Au dessert, Goethe fit placer devant nous sur la table un laurier en fleur et une plante du Japon. Je fis remarquer que chaque plante produisait un effet différent ; la vue du laurier rendait joyeux, léger, doux, paisible ; la plante du Japon rendait comme mélancolique et sauvage.

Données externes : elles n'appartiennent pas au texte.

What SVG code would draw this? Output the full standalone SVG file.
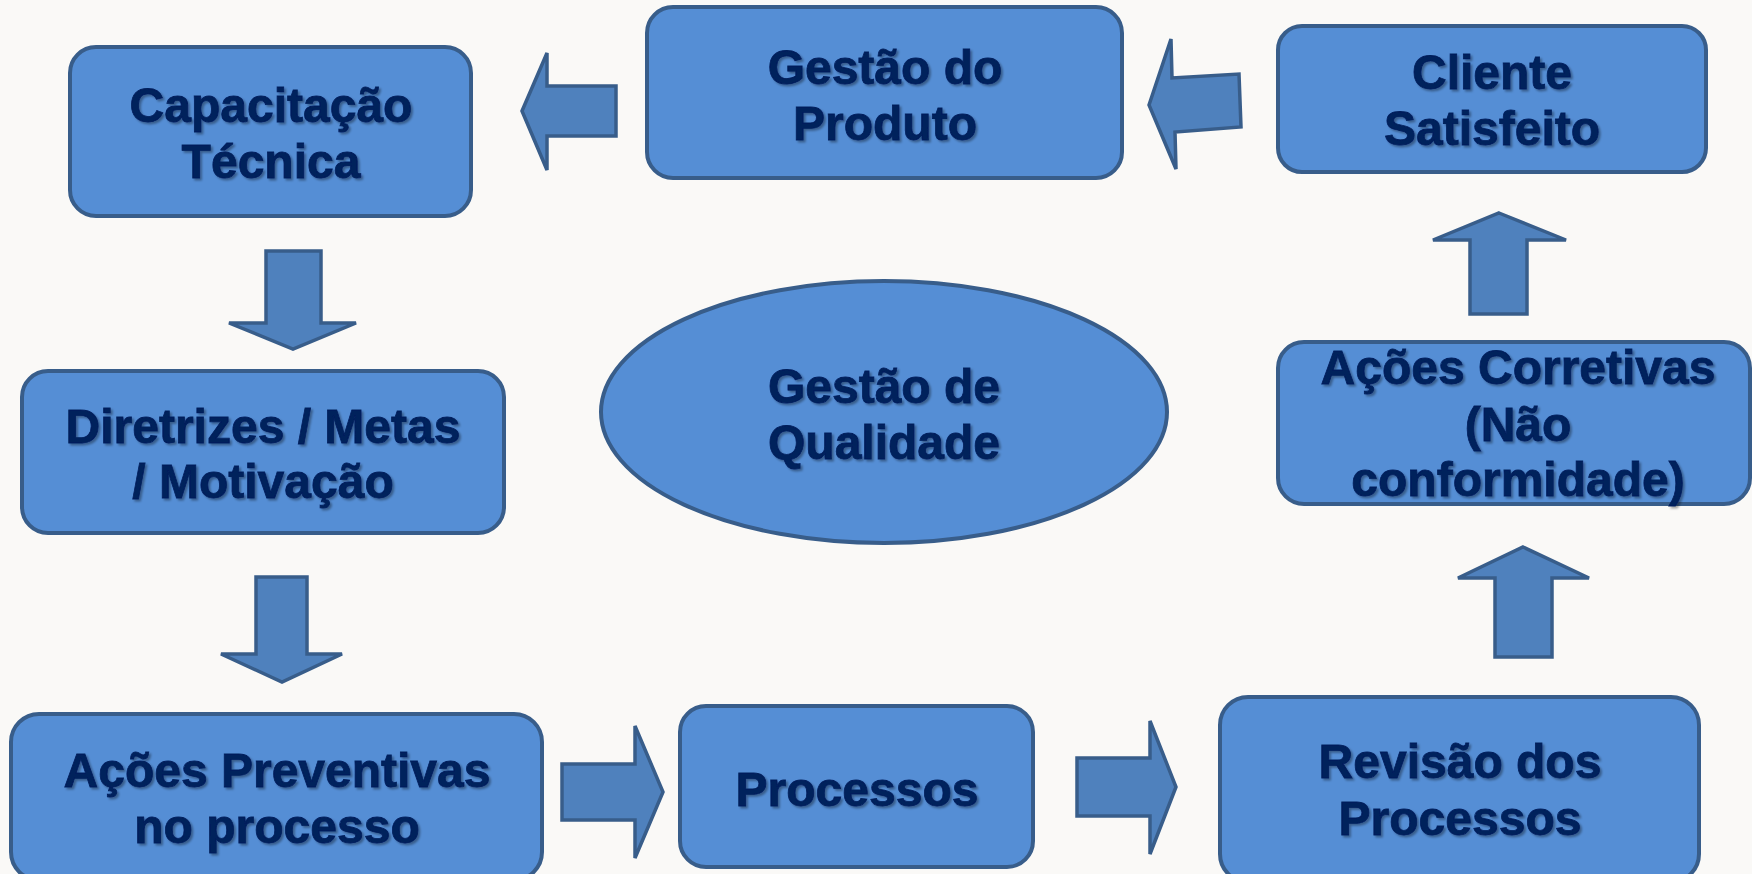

« Vous n’avez pas tort, dit Goethe ; voilà comment la flore d’un pays exerce de l’influence sur la nature d’esprit de ses habitants. Et c’est là un fait bien certain ! Celui qui, toute sa vie, serait entouré de grands chênes sévères, devrait être un autre homme que celui qui, chaque jour, se promène sous de légers bouleaux. On doit seulement remarquer que les hommes ne sont pas, en général, d’une nature aussi sensible que nous autres et qu’ils poussent vigoureusement leur vie en avant sans accorder tant d’influence aux impressions extérieures. Mais, indépendamment de ce qui est attaché à la race, il est certain cependant que le sol comme le climat, la nourriture comme les occupations agissent pour compléter le caractère d’un peuple. Il faut aussi penser que les races primitives ont pris le plus souvent possession d’un pays, parce qu’il leur plaisait, c’est-à-dire parce qu’il se trouvait en harmonie avec le caractère inné de cette race.